The company said it would continue to take a “rigorous and proactive approach to management of costs” and it would progress with planned proposition investment.

It added that this would ensure market share growth and ensure the “strongest possible recovery in 2024 and beyond”.

The firm said it was “highly cash generative and retain a strong balance sheet”, which would allow it to take advantage of opportunities.

 

MAB: Mini Budget consequences ‘quick and far-reaching’

Peter Brodnicki (pictured), MAB’s chief executive, said that the consequences of the mini Budget had been “quick and far-reaching”.

“Overnight our market moved from being fairly stable and reasonably confident, to almost the polar opposite. The sudden and unexpected pace of mortgage rate increases, combined with the tightening of mortgage lending criteria, have resulted in some customers pausing both home-moving and refinancing plans,” he said.

Brodnicki added that the recent Autumn Statement and various government changes had helped to stabilise the market but macro uncertainty “remains for many reasons”.

“We expect mortgage rates to continue to stabilise, allowing some customers to reenter the home-moving market and also refinance at more competitive mortgage rates than those seen in recent months,” he said.
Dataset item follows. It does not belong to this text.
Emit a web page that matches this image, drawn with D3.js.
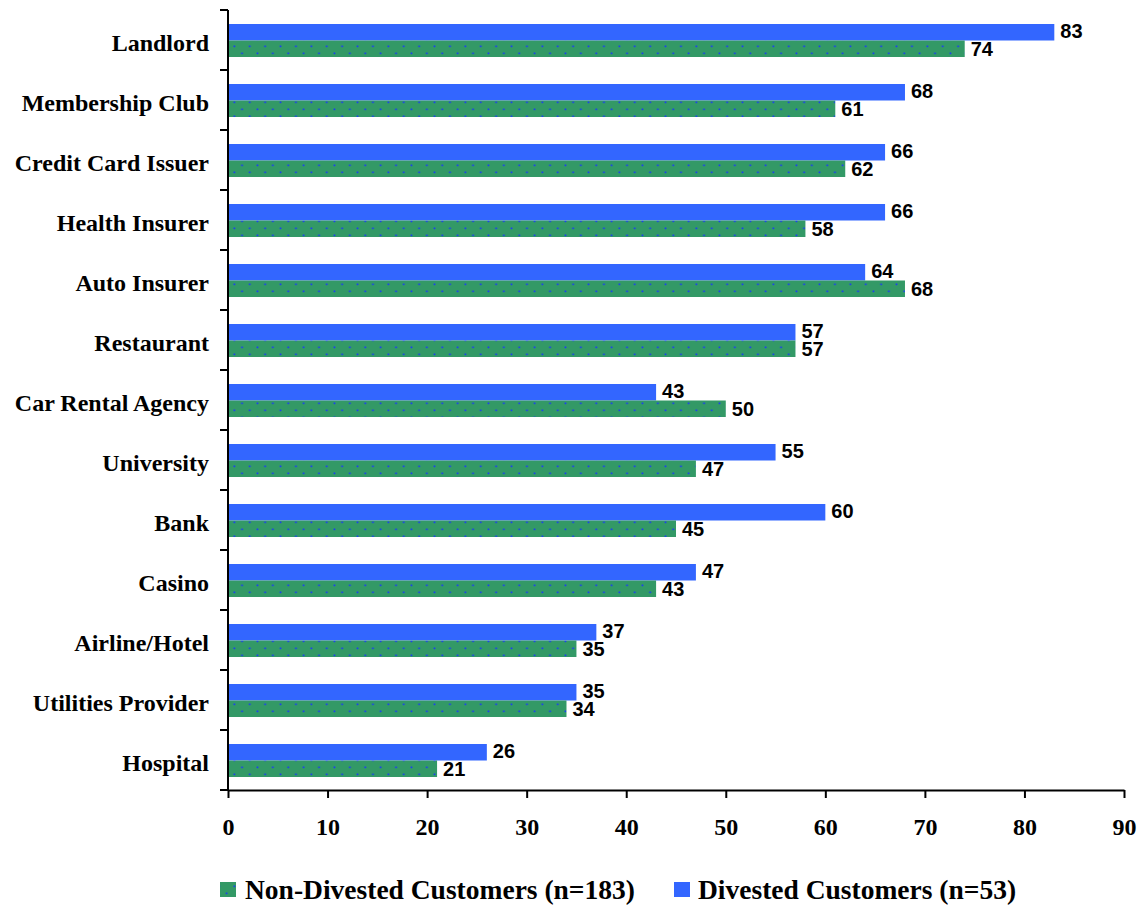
<!DOCTYPE html>
<html>
<head>
<meta charset="utf-8">
<script src="https://cdn.jsdelivr.net/npm/d3@7"></script>
<style>
  body { margin: 0; background: #fff; }
</style>
</head>
<body>
<svg width="1138" height="905"></svg>
<script>
const categories = ["Landlord", "Membership Club", "Credit Card Issuer", "Health Insurer", "Auto Insurer",
  "Restaurant", "Car Rental Agency", "University", "Bank", "Casino", "Airline/Hotel",
  "Utilities Provider", "Hospital"];
const divested = [83, 68, 66, 66, 64, 57, 43, 55, 60, 47, 37, 35, 26];
const nonDivested = [74, 61, 62, 58, 68, 57, 50, 47, 45, 43, 35, 34, 21];
const xTicks = [0, 10, 20, 30, 40, 50, 60, 70, 80, 90];

const serif = "'Liberation Serif', 'Times New Roman', serif";
const sans = "'Liberation Sans', Arial, sans-serif";

const svg = d3.select("svg");
const plotLeft = 228, plotRight = 1124, plotTop = 10, plotBottom = 790;

const x = d3.scaleLinear().domain([0, 90]).range([plotLeft, plotRight]);
const y = d3.scaleBand().domain(categories).range([plotTop, plotBottom]);

// dotted fill for the green series
const defs = svg.append("defs");
const pat = defs.append("pattern")
    .attr("id", "dots")
    .attr("patternUnits", "userSpaceOnUse")
    .attr("width", 15.4).attr("height", 14);
pat.append("rect").attr("width", 15.4).attr("height", 14).attr("fill", "#339966");
pat.append("rect").attr("x", 2.5).attr("y", 3.5).attr("width", 1.7).attr("height", 1.7).attr("fill", "#1a3cf5");
pat.append("rect").attr("x", 10.2).attr("y", 10.5).attr("width", 1.7).attr("height", 1.7).attr("fill", "#1a3cf5");

const barH = 16.5;
const g = svg.append("g");

g.selectAll("rect.div")
  .data(categories)
  .enter().append("rect")
    .attr("class", "div")
    .attr("x", x(0))
    .attr("y", d => y(d) + 14)
    .attr("width", (d, i) => x(divested[i]) - x(0))
    .attr("height", barH)
    .attr("fill", "#3366FF");

g.selectAll("rect.non")
  .data(categories)
  .enter().append("rect")
    .attr("class", "non")
    .attr("x", x(0))
    .attr("y", d => y(d) + 14 + barH)
    .attr("width", (d, i) => x(nonDivested[i]) - x(0))
    .attr("height", barH)
    .attr("fill", "url(#dots)");

// value labels
g.selectAll("text.vd")
  .data(categories)
  .enter().append("text")
    .attr("x", (d, i) => x(divested[i]) + 6)
    .attr("y", d => y(d) + 14 + 14)
    .style("font-family", sans).style("font-weight", "bold").style("font-size", "20px")
    .text((d, i) => divested[i]);

g.selectAll("text.vn")
  .data(categories)
  .enter().append("text")
    .attr("x", (d, i) => x(nonDivested[i]) + 6)
    .attr("y", d => y(d) + 14 + barH + 15)
    .style("font-family", sans).style("font-weight", "bold").style("font-size", "20px")
    .text((d, i) => nonDivested[i]);

// category labels
svg.selectAll("text.cat")
  .data(categories)
  .enter().append("text")
    .attr("text-anchor", "end")
    .attr("x", 209)
    .attr("y", d => y(d) + y.bandwidth() / 2 + 11)
    .style("font-family", serif).style("font-weight", "bold").style("font-size", "24px")
    .text(d => d);

// y axis with ticks at band edges
svg.append("line")
    .attr("x1", plotLeft).attr("x2", plotLeft).attr("y1", plotTop).attr("y2", plotBottom)
    .attr("stroke", "#000").attr("stroke-width", 2);
svg.selectAll("line.ytick")
  .data(categories.concat(["_end"]))
  .enter().append("line")
    .attr("x1", plotLeft - 8).attr("x2", plotLeft)
    .attr("y1", (d, i) => plotTop + i * y.step())
    .attr("y2", (d, i) => plotTop + i * y.step())
    .attr("stroke", "#000").attr("stroke-width", 2);

// x axis
const xAxis = svg.append("g")
    .attr("transform", `translate(0,${plotBottom})`)
    .call(d3.axisBottom(x).tickValues(xTicks).tickSize(8).tickPadding(20).tickSizeOuter(0));
xAxis.select(".domain").attr("stroke-width", 2);
xAxis.selectAll(".tick line").attr("stroke-width", 2);
xAxis.selectAll(".tick text")
    .attr("fill", "#000")
    .style("font-family", serif).style("font-weight", "bold").style("font-size", "24px");

// legend
const leg = svg.append("g")
    .style("font-family", serif).style("font-weight", "bold").style("font-size", "27.5px");
leg.append("rect").attr("x", 220).attr("y", 882).attr("width", 16).attr("height", 15).attr("fill", "url(#dots)");
leg.append("text").attr("x", 245).attr("y", 899).text("Non-Divested Customers (n=183)");
leg.append("rect").attr("x", 674).attr("y", 882).attr("width", 16).attr("height", 15).attr("fill", "#3366FF");
leg.append("text").attr("x", 698).attr("y", 899).text("Divested Customers (n=53)");
</script>
</body>
</html>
Brodnicki said that MAB was “well positioned” to grow its market share strongly though 2023, and although there may be a reduction in organic advisers its new AR recruitment “performs strongly”. Overall, he said total adviser numbers could remain flat.

He said: “The refinancing opportunities in 2023 are significant, and with the technology enhancements we have delivered, MAB is in a better position than ever to optimise those opportunities.

“As expected, protection attachment rates have already started to improve in the current environment, and our focus to ensure that continues has never been greater. As we see in housing downturns, transactions are delayed, they are not lost.”